Oracle Already Cut 21,000 Jobs in 2026, Spending $1.84 Billion On Severance


TL;DR

  • Workforce Cut: Oracle already cut 21,000 jobs during fiscal 2026.
  • Cost Signal: The company recorded $1.84 billion in severance and related restructuring costs during the same fiscal year.
  • AI Risk: Oracle says internal AI deployment has reduced headcount and may continue to result in workforce reductions.
  • Cloud Pressure: Expensive AI data-center capacity keeps labor savings tied to infrastructure spending and future customer demand.

Enterprise software and cloud company Oracle already cut 21,000 jobs during fiscal 2026, tying the annual decline in its annual report to a risk warning that AI systems used inside its own operations have already lowered headcount and could keep doing so. Oracle posted its annual Form 10-K, a public-company report on finances and risks, on June 22.

Oracle entered the new fiscal year with 141,000 employees, down from 162,000 a year earlier. Its AI adoption and deployment language makes the update a company-specific labor-risk disclosure, not proof that AI replaced every worker counted in the annual decline.
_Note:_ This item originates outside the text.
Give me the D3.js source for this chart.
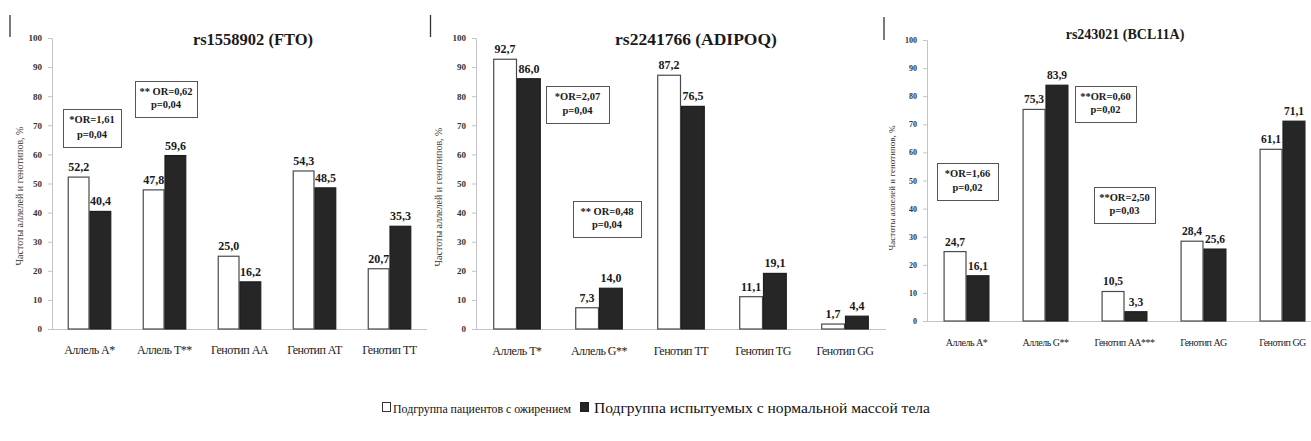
<!DOCTYPE html>
<html lang="ru">
<head>
<meta charset="utf-8">
<script src="https://cdn.jsdelivr.net/npm/d3@7/dist/d3.min.js"></script>
<style>
  html, body { margin: 0; padding: 0; background: #fff; }
</style>
</head>
<body>
<svg id="chart" width="1311" height="441"></svg>
<script>
// ---- Data ----
const seriesKeys = ["obese", "normal"];
const seriesNames = ["Подгруппа пациентов с ожирением", "Подгруппа испытуемых с нормальной массой тела"];

const ftoTitle = "rs1558902 (FTO)";
const ftoCategories = ["Аллель А*", "Аллель Т**", "Генотип АА", "Генотип АТ", "Генотип ТТ"];
const ftoObese  = [52.2, 47.8, 25.0, 54.3, 20.7];
const ftoNormal = [40.4, 59.6, 16.2, 48.5, 35.3];
const ftoNotes  = [["*OR=1,61", "p=0,04"], ["** OR=0,62", "p=0,04"]];

const adipoqTitle = "rs2241766 (ADIPOQ)";
const adipoqCategories = ["Аллель Т*", "Аллель G**", "Генотип ТТ", "Генотип ТG", "Генотип GG"];
const adipoqObese  = [92.7, 7.3, 87.2, 11.1, 1.7];
const adipoqNormal = [86.0, 14.0, 76.5, 19.1, 4.4];
const adipoqNotes  = [["*OR=2,07", "p=0,04"], ["** OR=0,48", "p=0,04"]];

const bclTitle = "rs243021 (BCL11A)";
const bclCategories = ["Аллель А*", "Аллель G**", "Генотип АА***", "Генотип АG", "Генотип GG"];
const bclObese  = [24.7, 75.3, 10.5, 28.4, 61.1];
const bclNormal = [16.1, 83.9, 3.3, 25.6, 71.1];
const bclNotes  = [["*OR=1,66", "p=0,02"], ["**OR=0,60", "p=0,02"], ["**OR=2,50", "p=0,03"]];

const yTicks = [0, 10, 20, 30, 40, 50, 60, 70, 80, 90, 100];
const yLabel = "Частоты аллелей и генотипов, %";

// ---- Panel layout ----
const panels = [
  { title: ftoTitle, cats: ftoCategories, obese: ftoObese, normal: ftoNormal, notes: ftoNotes,
    x0: 52, x1: 427, yTop: 38, yBot: 329, titleX: 253, titleY: 45, titleSize: 16.5,
    tickSize: 9, catSize: 12, catY: 354, valSize: 12, yLabelX: 21, yLabelY: 196, yLabelSize: 10,
    frameX: 10, frameY0: 15, frameY1: 37,
    boxes: [[63, 109, 58, 38], [135, 81, 62, 36]] },
  { title: adipoqTitle, cats: adipoqCategories, obese: adipoqObese, normal: adipoqNormal, notes: adipoqNotes,
    x0: 476, x1: 886, yTop: 38, yBot: 329, titleX: 696, titleY: 45, titleSize: 17.5,
    tickSize: 9, catSize: 12, catY: 355, valSize: 12, yLabelX: 440, yLabelY: 197, yLabelSize: 10,
    frameX: 430.5, frameY0: 15, frameY1: 37,
    boxes: [[546, 86, 63, 37], [573, 201, 68, 36]] },
  { title: bclTitle, cats: bclCategories, obese: bclObese, normal: bclNormal, notes: bclNotes,
    x0: 927, x1: 1322, yTop: 40, yBot: 321, titleX: 1125, titleY: 39, titleSize: 14,
    tickSize: 8, catSize: 10, catY: 346, valSize: 11.5, yLabelX: 893, yLabelY: 188, yLabelSize: 9,
    frameX: 884, frameY0: 17, frameY1: 40,
    boxes: [[937, 163, 61, 37], [1075, 86, 61, 36], [1094, 187, 61, 36]] }
];

const SERIF = "Liberation Serif";
const fmt = v => d3.format(".1f")(v).replace(".", ",");
const svg = d3.select("#chart").attr("font-family", SERIF);
const fillColor = { obese: "#ffffff", normal: "#262626" };
const strokeColor = { obese: "#4a4a4a", normal: "#1e1e1e" };

panels.forEach(p => {
  const g = svg.append("g").attr("font-family", SERIF);

  // short vertical frame edge above each panel
  g.append("line")
    .attr("x1", p.frameX).attr("x2", p.frameX)
    .attr("y1", p.frameY0).attr("y2", p.frameY1)
    .attr("stroke", "#333").attr("stroke-width", 1.3);

  const x = d3.scaleBand().domain(p.cats).range([p.x0, p.x1])
    .paddingInner(0.42).paddingOuter(0.21);
  const xs = d3.scaleBand().domain(seriesKeys).range([0, x.bandwidth()]);
  const y = d3.scaleLinear().domain([0, 100]).range([p.yBot, p.yTop]);

  // y axis
  const yAxis = g.append("g")
    .attr("transform", `translate(${p.x0},0)`)
    .call(d3.axisLeft(y).tickValues(yTicks).tickSize(4).tickPadding(6))
    .attr("font-family", SERIF);
  yAxis.select(".domain").attr("stroke", "#c4c4c4");
  yAxis.selectAll(".tick line").attr("stroke", "#c4c4c4");
  yAxis.selectAll(".tick text")
    .attr("font-weight", "bold")
    .attr("font-size", p.tickSize)
    .attr("fill", "#333");

  // x axis baseline
  g.append("line")
    .attr("x1", p.x0).attr("x2", p.x1)
    .attr("y1", p.yBot + 0.5).attr("y2", p.yBot + 0.5)
    .attr("stroke", "#c4c4c4");

  // y axis title
  g.append("text")
    .attr("transform", `translate(${p.yLabelX},${p.yLabelY}) rotate(-90)`)
    .attr("text-anchor", "middle")
    .attr("dominant-baseline", "middle")
    .attr("font-size", p.yLabelSize)
    .attr("fill", "#333")
    .text(yLabel);

  // title
  g.append("text")
    .attr("x", p.titleX).attr("y", p.titleY)
    .attr("text-anchor", "middle")
    .attr("font-weight", "bold")
    .attr("font-size", p.titleSize)
    .attr("fill", "#1a1a1a")
    .text(p.title);

  const rows = p.cats.map((c, i) => ({ cat: c, obese: p.obese[i], normal: p.normal[i] }));

  const groups = g.selectAll(".grp").data(rows).enter().append("g")
    .attr("transform", d => `translate(${x(d.cat)},0)`);

  const bars = groups.selectAll("rect")
    .data(d => seriesKeys.map(k => ({ key: k, value: d[k] })))
    .enter();

  bars.append("rect")
    .attr("x", d => xs(d.key) + 0.5)
    .attr("y", d => y(d.value))
    .attr("width", xs.bandwidth() - 1)
    .attr("height", d => y(0) - y(d.value))
    .attr("fill", d => fillColor[d.key])
    .attr("stroke", d => strokeColor[d.key])
    .attr("stroke-width", 1.2);

  bars.append("text")
    .attr("x", d => xs(d.key) + xs.bandwidth() / 2)
    .attr("y", d => y(d.value) - 6)
    .attr("text-anchor", "middle")
    .attr("font-weight", "bold")
    .attr("font-size", p.valSize)
    .attr("fill", "#1a1a1a")
    .text(d => fmt(d.value));

  // category labels
  g.selectAll(".cat").data(p.cats).enter().append("text")
    .attr("x", d => x(d) + x.bandwidth() / 2)
    .attr("y", p.catY)
    .attr("text-anchor", "middle")
    .attr("font-size", p.catSize)
    .attr("fill", "#222")
    .attr("letter-spacing", -0.5)
    .text(d => d);

  // OR / p annotation boxes
  p.notes.forEach((lines, i) => {
    const [bx, by, bw, bh] = p.boxes[i];
    g.append("rect")
      .attr("x", bx + 0.5).attr("y", by + 0.5)
      .attr("width", bw).attr("height", bh)
      .attr("fill", "#fff").attr("stroke", "#555").attr("stroke-width", 1);
    lines.forEach((t, j) => {
      g.append("text")
        .attr("x", bx + bw / 2)
        .attr("y", by + bh * (j === 0 ? 0.38 : 0.76))
        .attr("text-anchor", "middle")
        .attr("font-weight", "bold")
        .attr("font-size", 10.5)
        .attr("fill", "#1a1a1a")
        .text(t);
    });
  });
});

// legend: swatch + label per series
const legendItems = [
  { key: "obese",  name: seriesNames[0], sx: 382.5, tx: 393, tw: 178, fs: 13.5 },
  { key: "normal", name: seriesNames[1], sx: 580.5, tx: 594, tw: 336, fs: 15 }
];
const legend = svg.append("g").attr("font-family", SERIF);
legendItems.forEach(it => {
  legend.append("rect")
    .attr("x", it.sx).attr("y", 402.5)
    .attr("width", 8).attr("height", 9)
    .attr("fill", fillColor[it.key])
    .attr("stroke", it.key === "obese" ? "#333" : "#1e1e1e")
    .attr("stroke-width", 1);
  legend.append("text")
    .attr("x", it.tx).attr("y", 413)
    .attr("font-size", it.fs).attr("fill", "#111")
    .attr("textLength", it.tw).attr("lengthAdjust", "spacingAndGlyphs")
    .text(it.name);
});
</script>
</body>
</html>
Filing Details Put AI in the Workforce-Risk Column

Oracle links internal AI deployment to workforce reductions that have already happened and could extend further. Crucially, the document does not say software alone explains all 21,000 cuts. It leaves AI as a formal workforce-risk factor, while other restructuring, business-unit, and cost choices may also sit behind the annual headcount drop.

Employee headcount fell by 21,000 over the fiscal year. Oracle also recorded $1.84 billion in severance payments and related restructuring costs during fiscal 2026, putting an immediate cash cost on the workforce shift before any longer-term automation savings can flow through the business. Those expenses matter operationally because Oracle absorbs them before it knows how quickly AI tools will reduce labor needs or how much new cloud demand will fill added capacity.

Employees face the clearest labor consequence because Oracle has placed AI deployment inside a formal workforce-risk disclosure. Investors have a different question to measure: a smaller employee base now sits beside capital needs for data centers, cloud capacity, chips, and other systems used to run AI workloads.